In the forming of the first layer on the first inorganic layer using the mask MK (e.g., S12-2, refer to FIG. 5B), a deposition material may be provided to the preliminary display panel P-DP from above the mask MK. As an example, the first layer may be deposited through a chemical vapor deposition (CVD) method using the mask MK. However, the deposition method for the first layer is not limited thereto or thereby. The deposition material may be deposited on the upper surface of the first inorganic layer 41 overlapping with the first openings OP1 after passing through the first openings OP1. In other words, the first layer may be formed on the upper surface of the first inorganic layer 41 overlapping with the first openings OP1. The first layer may be provided in a pattern corresponding to the first openings OP1.

The first layer may include a suitable material having the hydrophobicity. As an example, the first layer may include a suitable material with a higher nitrogen atom content than that of the upper surface of the first inorganic layer 41, such as silicon nitride. However, the material for the first layer is not particularly limited thereto, as long as the organic layer 42 (e.g., refer to FIG. 12) is not easily spread by the material for the first layer. As the first layer has the hydrophobicity, the spreadability of the organic material may be controlled in the forming of the organic layer on the first inorganic layer 41 (e.g., S13, refer to FIG. 5B).

As the first openings OP1 are alternately arranged with the first blocking portions MC1, the first portion MA1 may be provided integrally with the second portion MA2 without separated portions.

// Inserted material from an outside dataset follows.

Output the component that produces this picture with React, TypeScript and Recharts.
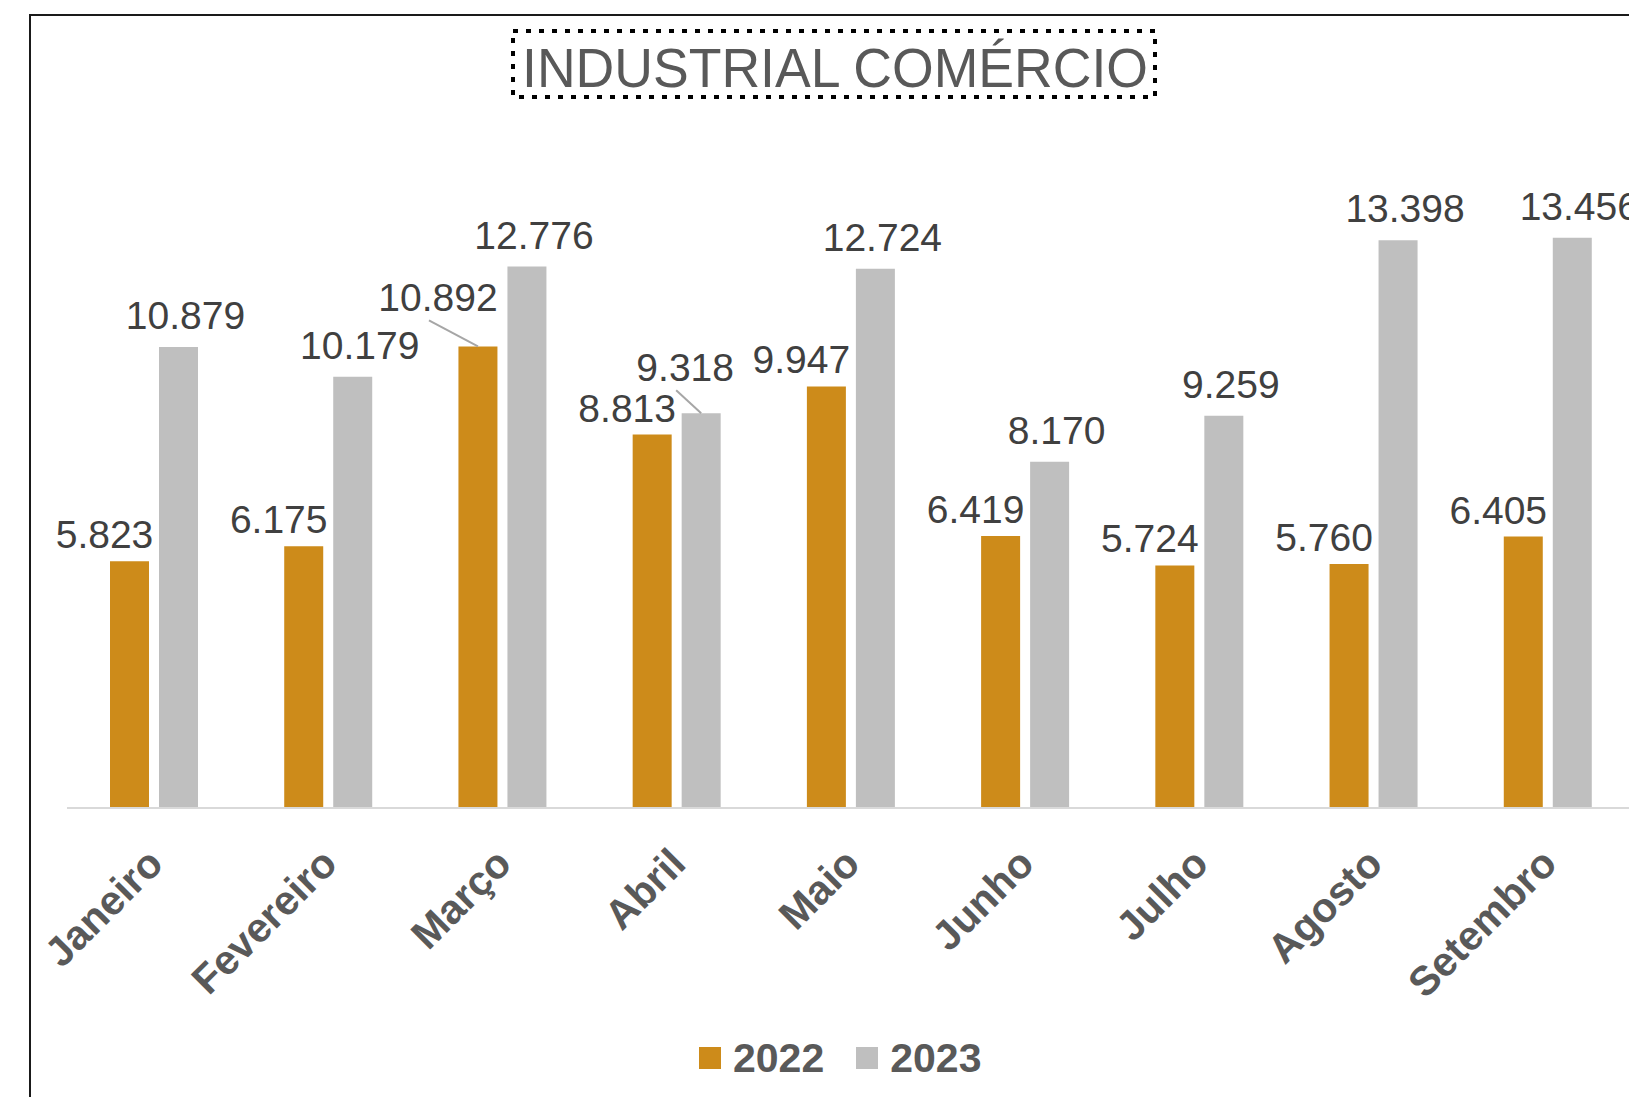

Because one mask MK is aligned on the preliminary display panel P-DP, the first portion MA1 and the second portion MA2 may be aligned on the display area AA and the peripheral area NAA of the preliminary display panel P-DP, respectively. Portions of the first inorganic layer 41, which correspond to the first openings OP1 in the peripheral area NAA, may be pretreated through the pretreatment process using the mask MK. In addition, because the first portion MA1 is not opened, the surface of the first inorganic layer 41 corresponding to the first portion MA1 may not be pretreated. Accordingly, the surface of the first inorganic layer 41 corresponding to the display area AA may maintain or substantially maintain the hydrophilicity.

Referring to FIGS. 10A and 10B, openings may be further defined in the mask MK to correspond to areas defined in the preliminary display panel P-DP. As an example, the preliminary display panel P-DP may be provided with the module hole MH (e.g., refer to FIG. 2), and the hole area PA surrounding (e.g., around a periphery of) the module hole MH defined through the display panel DP as described above. Correspondingly, a mask hole HH and the second openings OP2 may be additionally defined in the first portion MA1 of the mask MK.

According to an embodiment, the first portion MA1 may include the mask hole HH, and the first area MAH1 surrounding (e.g., around a periphery of) the mask hole HH. The mask hole HH may overlap with the module hole MH (e.g., refer to FIG. 2) of the preliminary display panel P-DP. The number, location, and shape of the mask hole HH may be variously modified corresponding to the number, location, and shape of the module hole MH of the preliminary display panel P-DP. As an example, in a case where a plurality of module holes MH is defined through the preliminary display panel P-DP, the mask hole HH may be provided in a plurality, such that the mask holes HH respectively overlap with the module holes MH.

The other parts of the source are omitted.